We are seeing a couple of large trends converging in 2016. One was widespread adoption of encryption and in particular the adoption of managed encryption in virtualized environments. The other is the increasingly widespread adoption of SDDC in the enterprise. No longer restricted to the cutting edge or early adopters, SDDC has gone mainstream to the extent that it will be increasingly difficult for non-adopters to effectively compete. In the past, we looked forward to the potential that cloud and virtualization represented. Today, organizations are reaping the benefits – some more than others.
In order to get a handle on exactly how far things have come, we conducted a survey of over 500 IT Executives, Managers and even some Individual Contributors to keep things real. You can read about some of our findings in the latest press release on the SDDC Study.
With all that said, let’s take a look at some of the findings from the SDDC Study.

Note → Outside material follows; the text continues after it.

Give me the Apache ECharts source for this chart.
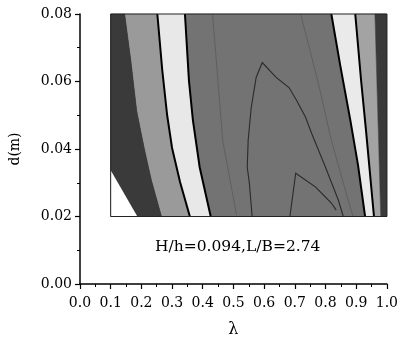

75% are planning to move workloads to the cloud. Of those, 32% are planning to move at least some of their workloads to Microsoft Azure. Couple things here – one being the cloud is hot, which we already knew. The other being that Azure is hot, showing that the Microsoft strategy of trying harder like Avis is paying off. While AWS holds about 31% of the global market, Azure with only one third the market share is growing twice as fast.
Of course, when figuring out the roadmap for your company, team and personal career, there can be a number of concerns. For those facing the challenge (or opportunity) of cloud migration, those concerns include data breaches (60%), security and control (60%) and monitoring and visibility (55%). Yes, the cloud can be a good thing, but it is good to see that people are going in with eyes open. Even better to see that when thinking rationally about potential challenges that there are current and well understood ways of addressing these issues.

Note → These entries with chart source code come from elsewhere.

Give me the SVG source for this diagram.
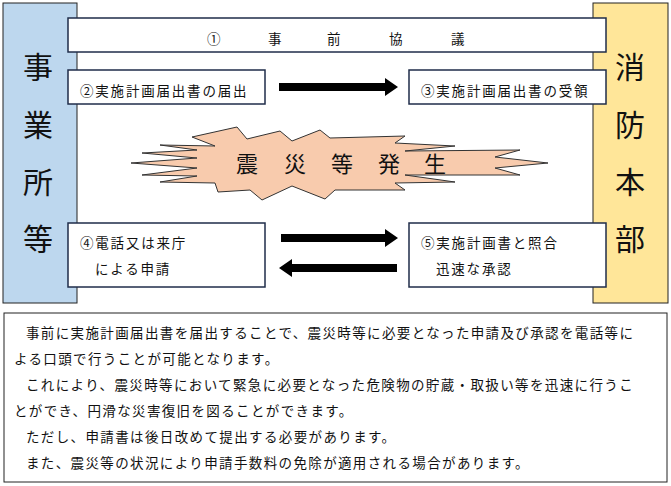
<svg xmlns="http://www.w3.org/2000/svg" width="671" height="486" viewBox="0 0 671 486">
<style>
.b{fill:#fff;stroke:#1f2d4a;stroke-width:1.5}
.t{font-family:"Noto Sans CJK JP","Noto Sans CJK SC",sans-serif;fill:#111}
.s{font-size:13.5px;letter-spacing:1.8px}
.p{font-size:13.5px;letter-spacing:1.37px}
</style>
<rect width="671" height="486" fill="#fff"/>
<g id="jigyosho"><rect x="3" y="3" width="74" height="300" fill="#bdd7ee" stroke="#222" stroke-width="1"/>
<text class="t" font-size="30"><tspan x="23" y="78">事</tspan><tspan x="23" y="136">業</tspan><tspan x="23" y="193">所</tspan><tspan x="23" y="250">等</tspan></text></g>
<g id="shobo"><rect x="593" y="3" width="75" height="300" fill="#ffe699" stroke="#222" stroke-width="1"/>
<text class="t" font-size="30"><tspan x="615" y="78">消</tspan><tspan x="615" y="136">防</tspan><tspan x="615" y="193">本</tspan><tspan x="615" y="250">部</tspan></text></g>
<g id="n1"><rect class="b" x="68" y="18" width="538" height="34"/>
<text class="t" font-size="13.5" y="44"><tspan x="207">①</tspan><tspan x="268">事</tspan><tspan x="327">前</tspan><tspan x="389">協</tspan><tspan x="451">議</tspan></text></g>
<g id="n2"><rect class="b" x="68" y="70" width="197" height="34"/><text class="t s" x="80" y="96">②実施計画届出書の届出</text></g>
<g id="n3"><rect class="b" x="409" y="70" width="197" height="34"/><text class="t s" x="421" y="96">③実施計画届出書の受領</text></g>
<g id="n4"><rect class="b" x="68" y="223" width="197" height="64"/><text class="t s" x="80" y="248">④電話又は来庁</text><text class="t s" x="95" y="274">による申請</text></g>
<g id="n5"><rect class="b" x="409" y="223" width="197" height="64"/><text class="t s" x="421" y="248">⑤実施計画書と照合</text><text class="t s" x="436" y="274">迅速な承認</text></g>
<g id="burst"><path d="M192,137 L237,127 L247,139 L280,131 L292,141 L320,130 L330,138 L405,136 L395,143 L455,146 L405,151 L520,150 L495,157 L548,163 L495,168 L520,175 L405,175 L455,182 L395,183 L405,190 L335,190 L325,199 L292,186 L262,200 L250,190 L218,192 L215,183 L160,182 L197,176 L142,175 L197,168 L131,163 L197,158 L142,153 L197,150 L160,145 L215,146 Z" fill="#f8cbad" stroke="#333" stroke-width="1"/>
<text class="t" font-size="22" y="172"><tspan x="236">震</tspan><tspan x="284">災</tspan><tspan x="331">等</tspan><tspan x="378">発</tspan><tspan x="424">生</tspan></text></g>
<g id="connectors" fill="#000">
<path d="M279,83 H385 V78 L398,87 L385,96 V91 H279 Z"/>
<path d="M281,234 H385 V229 L398,238 L385,247 V242 H281 Z"/>
<path d="M397,264 H292 V259 L279,268 L292,277 V272 H397 Z"/>
</g>
<g id="note"><rect x="4" y="313" width="663" height="169" fill="#fff" stroke="#222" stroke-width="1"/>
<text class="t p"><tspan x="26" y="338">事前に実施計画届出書を届出することで、震災時等に必要となった申請及び承認を電話等に</tspan><tspan x="14" y="364">よる口頭で行うことが可能となります。</tspan><tspan x="26" y="390">これにより、震災時等において緊急に必要となった危険物の貯蔵・取扱い等を迅速に行うこ</tspan><tspan x="14" y="416">とができ、円滑な災害復旧を図ることができます。</tspan><tspan x="26" y="442">ただし、申請書は後日改めて提出する必要があります。</tspan><tspan x="26" y="468">また、震災等の状況により申請手数料の免除が適用される場合があります。</tspan></text></g>
</svg>
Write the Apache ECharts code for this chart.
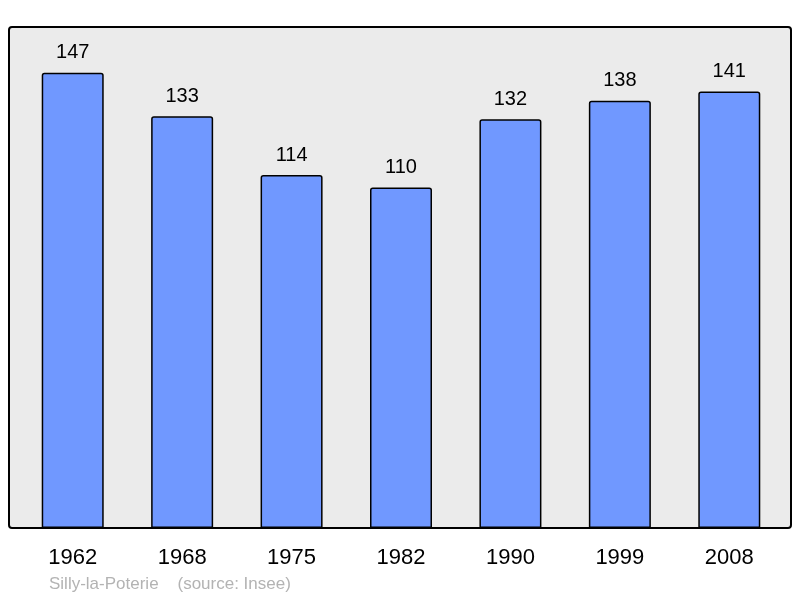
<!DOCTYPE html>
<html><head><meta charset="utf-8">
<script src="https://cdn.jsdelivr.net/npm/echarts@6/dist/echarts.min.js"></script>
<style>html,body{margin:0;padding:0;background:#fff}#c{width:800px;height:598px}</style>
</head><body><div id="c"></div>
<script>
const years = ['1962','1968','1975','1982','1990','1999','2008'];
const population = [147,133,114,110,132,138,141];
const sourceText = 'Silly-la-Poterie    (source: Insee)';

const chart = echarts.init(document.getElementById('c'), null, {renderer:'canvas'});
chart.setOption({
  animation:false,
  backgroundColor:'#ffffff',
  graphic:[
    {type:'rect', z:-10, shape:{x:9,y:27,width:782,height:501,r:3},
     style:{fill:'#ebebeb', stroke:'#000', lineWidth:2}},
    {type:'text', left:49, top:576, style:{text:sourceText, fill:'#b3b3b3', font:'17px "Liberation Sans", Arial, sans-serif'}}
  ],
  grid:{left:18,right:16,top:27,bottom:70,containLabel:false},
  xAxis:{type:'category', data:years,
    axisLine:{show:false}, axisTick:{show:false},
    axisLabel:{color:'#000', fontSize:22, margin:19, fontFamily:'"Liberation Sans", Arial, sans-serif'}},
  yAxis:{type:'value', min:0, max:161.8, show:false, splitLine:{show:false}},
  series:[{type:'bar', data:population, barWidth:62,
    itemStyle:{color:'#7098ff', borderColor:'#000', borderWidth:1.5, borderRadius:[2,2,0,0]},
    label:{show:true, position:'top', distance:10, color:'#000', fontSize:20,
      fontFamily:'"Liberation Sans", Arial, sans-serif'}}]
});
</script></body></html>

When we look at what exactly is being encrypted, some surprises come up in that many are being surprisingly selective with regards to what they are encrypting. Sure, 31% are encrypting the entire workload, but 20% are encrypting just the production data within the workload, 17% just the private data or PII, 11% workloads impacted by compliance and 5% only the data subject to compliance regulations.
Another important thing to look at is what has already been virtualized and the answers here are somewhat surprising. While the 60% adoption rate for Test/Dev servers is expected, since that is on of the first places virtualization was widely deployed in many environments, only 45% of mission critical servers have been virtualized, with storage, directory and network all weighing in at 55%.
When you look at what virtualization is actually used for, disaster recovery has always been a top use case and it remains so today. 60% report this use case. Another 60% use virtualization and cloud to fuel test and development environments, a natural considering the agility required. Finally, 55% have virtualized directory services like Active Directory.
Anyway, the voyage to the cloud is certainly an interesting one. You see shadow IT adopting random SaaS offerings, there is the challenge of picking the best cloud provider (may not be the biggest or most well known) and even questions around private, hybrid and public and what the best mix is going to end up looking like. The good news is that there are many right answers and many resources to help deal with some of the rational concerns. The bad news is the chosing to do nothing is increasingly looking like the wrong move and that those still waiting to dip a toe in the water are going to start to feel pressure to move forward one way or another.